Information supplied -

-- Begin --

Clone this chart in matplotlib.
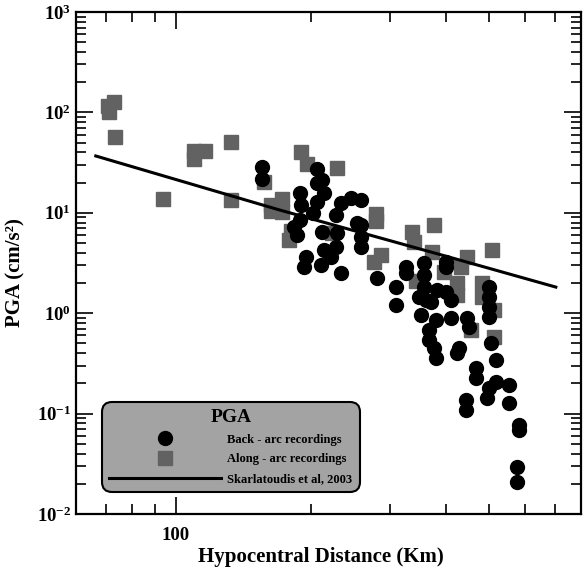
import numpy as np
import matplotlib
matplotlib.use("Agg")
import matplotlib.pyplot as plt
from matplotlib.lines import Line2D

plt.rcParams["font.family"] = ["Liberation Serif", "DejaVu Serif"]
plt.rcParams["font.weight"] = "bold"
plt.rcParams["mathtext.fontset"] = "custom"
plt.rcParams["mathtext.rm"] = "Liberation Serif:bold"
plt.rcParams["mathtext.bf"] = "Liberation Serif:bold"
plt.rcParams["mathtext.it"] = "Liberation Serif:bold"

# back-arc recordings (distance km, PGA cm/s2)
back_dist = [156, 156, 207, 212, 206, 189, 214, 206, 190, 234, 246, 259, 228, 202,
             189, 184, 186, 212, 229, 254, 259, 259, 259, 214, 228, 222, 195, 193,
             211, 234, 281, 310, 310, 326, 326, 358, 358, 400, 400, 358, 349, 361,
             382, 400, 411, 371, 352, 411, 446, 380, 367, 367, 376, 428, 450, 499,
             499, 499, 499, 504, 467, 517, 380, 423, 467, 517, 499, 494, 552, 552,
             443, 443, 581, 581, 575, 575]
back_pga = [28.6, 21.7, 27.3, 21.2, 19.8, 15.7, 15.7, 12.8, 12.0, 12.5, 14.0, 13.4,
            9.51, 9.95, 8.48, 7.22, 6.01, 6.44, 6.29, 7.91, 7.56, 5.74, 4.56, 4.26,
            4.56, 3.63, 3.63, 2.88, 3.02, 2.51, 2.24, 1.82, 1.21, 2.88, 2.51, 3.16,
            2.40, 3.24, 2.88, 1.82, 1.45, 1.35, 1.70, 1.63, 1.35, 1.29, 0.96, 0.90,
            0.90, 0.855, 0.68, 0.54, 0.45, 0.45, 0.73, 1.82, 1.45, 1.15, 0.917, 0.505,
            0.284, 0.342, 0.358, 0.40, 0.226, 0.206, 0.18, 0.143, 0.193, 0.128,
            0.137, 0.109, 0.077, 0.069, 0.0294, 0.0208]

# along-arc recordings
along_dist = [70.6, 72.8, 71.0, 73.2, 93.6, 110, 116, 110, 133, 133, 157, 163, 173,
              163, 173, 181, 179, 190.5, 196.5, 229, 280, 280, 336, 376, 340, 372,
              287, 277, 446, 432, 506, 396, 343, 423, 423, 481, 481, 512, 455, 512, 223]
along_pga = [115.9, 127, 100.9, 56.9, 13.7, 41.3, 41.3, 34.4, 50.7, 13.4, 20.3, 11.97,
             13.7, 10.4, 10.2, 6.59, 5.36, 40.3, 30.6, 27.9, 9.73, 8.28, 6.44, 7.56,
             5.12, 4.07, 3.80, 3.24, 3.63, 2.88, 4.26, 2.57, 2.09, 2.00, 1.52, 2.00,
             1.45, 1.08, 0.68, 0.58, 6.29]

# Skarlatoudis et al, 2003 relation
model_dist = [66.4, 170, 406, 703]
model_pga = [36.8, 10.7, 3.63, 1.82]

fig = plt.figure(figsize=(5.83, 5.70), dpi=100)
ax = fig.add_axes([0.1304, 0.0982, 0.8662, 0.8808])

sq_color = "#626262"
ax.plot(along_dist, along_pga, "s", color=sq_color, markersize=9.5, zorder=2)
ax.plot(model_dist, model_pga, "-", color="black", lw=2.2, zorder=3)
ax.plot(back_dist, back_pga, "o", color="black", markersize=10, zorder=4)

ax.set_xscale("log")
ax.set_yscale("log")
ax.set_xlim(60, 800)
ax.set_ylim(1e-2, 1e3)

ax.set_xticks([100])
ax.set_xticklabels(["100"])
ax.set_xticks([70, 80, 90, 200, 300, 400, 500, 600, 700], minor=True)
ax.xaxis.set_minor_formatter(matplotlib.ticker.NullFormatter())

ax.tick_params(which="both", direction="in", top=True, right=True, width=1.2,
               labelsize=13.5)
ax.tick_params(which="major", length=12.5)
ax.tick_params(which="minor", length=7)
ax.tick_params(axis="x", which="major", pad=9)
for s in ax.spines.values():
    s.set_linewidth(1.6)

ax.set_xlabel("Hypocentral Distance (Km)", fontsize=15, fontweight="bold")
ax.xaxis.set_label_coords(0.485, -0.065)
ax.set_ylabel("PGA (cm/s²)", fontsize=15, fontweight="bold")
ax.yaxis.set_label_coords(-0.1, 0.48)

handles = [
    Line2D([], [], marker="o", color="black", ls="none", markersize=10),
    Line2D([], [], marker="s", color=sq_color, ls="none", markersize=9.5),
    Line2D([], [], color="black", lw=2.2),
]
labels = ["Back - arc recordings", "Along - arc recordings", "Skarlatoudis et al, 2003"]
leg = ax.legend(handles, labels, title="PGA", loc="lower left",
                bbox_to_anchor=(0.051, 0.044, 0.511, 0.177), mode="expand",
                fontsize=9, title_fontsize=14, handlelength=9, handletextpad=0.5,
                borderpad=0.55, labelspacing=0.62, fancybox=True,
                facecolor="#a3a3a3", edgecolor="black", framealpha=1,
                borderaxespad=0)
leg.get_frame().set_linewidth(1.5)
leg.get_frame().set_boxstyle("round", pad=0, rounding_size=0.8)
leg.get_title().set_fontweight("bold")

fig.savefig("out.png", dpi=100)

-- End --

Stated exercise - Repeat the listing above exactly, with no pictures.

Solution to the exercise -
Clone this chart in matplotlib.
import numpy as np
import matplotlib
matplotlib.use("Agg")
import matplotlib.pyplot as plt
from matplotlib.lines import Line2D

plt.rcParams["font.family"] = ["Liberation Serif", "DejaVu Serif"]
plt.rcParams["font.weight"] = "bold"
plt.rcParams["mathtext.fontset"] = "custom"
plt.rcParams["mathtext.rm"] = "Liberation Serif:bold"
plt.rcParams["mathtext.bf"] = "Liberation Serif:bold"
plt.rcParams["mathtext.it"] = "Liberation Serif:bold"

# back-arc recordings (distance km, PGA cm/s2)
back_dist = [156, 156, 207, 212, 206, 189, 214, 206, 190, 234, 246, 259, 228, 202,
             189, 184, 186, 212, 229, 254, 259, 259, 259, 214, 228, 222, 195, 193,
             211, 234, 281, 310, 310, 326, 326, 358, 358, 400, 400, 358, 349, 361,
             382, 400, 411, 371, 352, 411, 446, 380, 367, 367, 376, 428, 450, 499,
             499, 499, 499, 504, 467, 517, 380, 423, 467, 517, 499, 494, 552, 552,
             443, 443, 581, 581, 575, 575]
back_pga = [28.6, 21.7, 27.3, 21.2, 19.8, 15.7, 15.7, 12.8, 12.0, 12.5, 14.0, 13.4,
            9.51, 9.95, 8.48, 7.22, 6.01, 6.44, 6.29, 7.91, 7.56, 5.74, 4.56, 4.26,
            4.56, 3.63, 3.63, 2.88, 3.02, 2.51, 2.24, 1.82, 1.21, 2.88, 2.51, 3.16,
            2.40, 3.24, 2.88, 1.82, 1.45, 1.35, 1.70, 1.63, 1.35, 1.29, 0.96, 0.90,
            0.90, 0.855, 0.68, 0.54, 0.45, 0.45, 0.73, 1.82, 1.45, 1.15, 0.917, 0.505,
            0.284, 0.342, 0.358, 0.40, 0.226, 0.206, 0.18, 0.143, 0.193, 0.128,
            0.137, 0.109, 0.077, 0.069, 0.0294, 0.0208]

# along-arc recordings
along_dist = [70.6, 72.8, 71.0, 73.2, 93.6, 110, 116, 110, 133, 133, 157, 163, 173,
              163, 173, 181, 179, 190.5, 196.5, 229, 280, 280, 336, 376, 340, 372,
              287, 277, 446, 432, 506, 396, 343, 423, 423, 481, 481, 512, 455, 512, 223]
along_pga = [115.9, 127, 100.9, 56.9, 13.7, 41.3, 41.3, 34.4, 50.7, 13.4, 20.3, 11.97,
             13.7, 10.4, 10.2, 6.59, 5.36, 40.3, 30.6, 27.9, 9.73, 8.28, 6.44, 7.56,
             5.12, 4.07, 3.80, 3.24, 3.63, 2.88, 4.26, 2.57, 2.09, 2.00, 1.52, 2.00,
             1.45, 1.08, 0.68, 0.58, 6.29]

# Skarlatoudis et al, 2003 relation
model_dist = [66.4, 170, 406, 703]
model_pga = [36.8, 10.7, 3.63, 1.82]

fig = plt.figure(figsize=(5.83, 5.70), dpi=100)
ax = fig.add_axes([0.1304, 0.0982, 0.8662, 0.8808])

sq_color = "#626262"
ax.plot(along_dist, along_pga, "s", color=sq_color, markersize=9.5, zorder=2)
ax.plot(model_dist, model_pga, "-", color="black", lw=2.2, zorder=3)
ax.plot(back_dist, back_pga, "o", color="black", markersize=10, zorder=4)

ax.set_xscale("log")
ax.set_yscale("log")
ax.set_xlim(60, 800)
ax.set_ylim(1e-2, 1e3)

ax.set_xticks([100])
ax.set_xticklabels(["100"])
ax.set_xticks([70, 80, 90, 200, 300, 400, 500, 600, 700], minor=True)
ax.xaxis.set_minor_formatter(matplotlib.ticker.NullFormatter())

ax.tick_params(which="both", direction="in", top=True, right=True, width=1.2,
               labelsize=13.5)
ax.tick_params(which="major", length=12.5)
ax.tick_params(which="minor", length=7)
ax.tick_params(axis="x", which="major", pad=9)
for s in ax.spines.values():
    s.set_linewidth(1.6)

ax.set_xlabel("Hypocentral Distance (Km)", fontsize=15, fontweight="bold")
ax.xaxis.set_label_coords(0.485, -0.065)
ax.set_ylabel("PGA (cm/s²)", fontsize=15, fontweight="bold")
ax.yaxis.set_label_coords(-0.1, 0.48)

handles = [
    Line2D([], [], marker="o", color="black", ls="none", markersize=10),
    Line2D([], [], marker="s", color=sq_color, ls="none", markersize=9.5),
    Line2D([], [], color="black", lw=2.2),
]
labels = ["Back - arc recordings", "Along - arc recordings", "Skarlatoudis et al, 2003"]
leg = ax.legend(handles, labels, title="PGA", loc="lower left",
                bbox_to_anchor=(0.051, 0.044, 0.511, 0.177), mode="expand",
                fontsize=9, title_fontsize=14, handlelength=9, handletextpad=0.5,
                borderpad=0.55, labelspacing=0.62, fancybox=True,
                facecolor="#a3a3a3", edgecolor="black", framealpha=1,
                borderaxespad=0)
leg.get_frame().set_linewidth(1.5)
leg.get_frame().set_boxstyle("round", pad=0, rounding_size=0.8)
leg.get_title().set_fontweight("bold")

fig.savefig("out.png", dpi=100)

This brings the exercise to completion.